The crackle before the first track, sleeve notes read a hundred times, B-sides better than the hits — vinyl is nostalgia you can hold. Spin the records deck and match your way through the long-playing era.
How to Play
- Press Start and memorise every picture on the board.
- After a few seconds the board hides and one picture is removed.
- Pick the missing picture from the answer choices.
- Each correct answer adds a bigger board.
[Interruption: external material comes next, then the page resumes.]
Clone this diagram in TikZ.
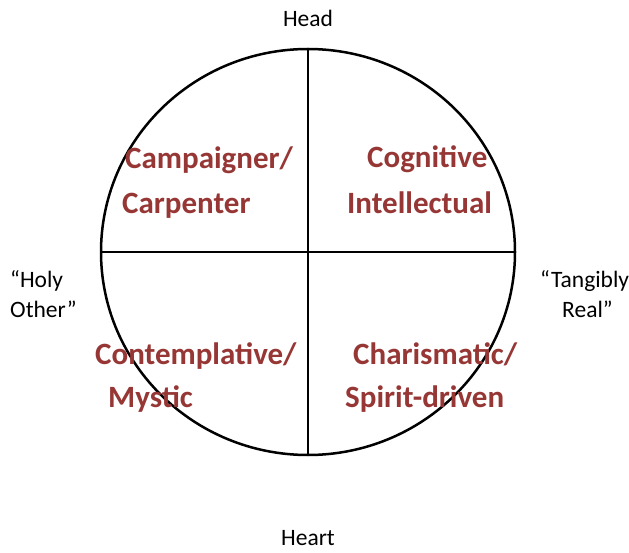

Three misses ends the game.
Why Play What's Missing?
- Trains observation and visual recall under time pressure
- Based on "Kim’s Game", used for over a century in memory training
- Great party and classroom game — call answers out loud together
Fun Facts About Vinyl & Records
- The long-playing (LP) record was introduced by Columbia Records in 1948.
- Most albums spin at 33⅓ revolutions per minute; singles spin at 45.
- The groove on an LP, unwound, would stretch roughly half a kilometre.
- Vinyl has made a huge comeback — new vinyl now outsells CDs in several countries.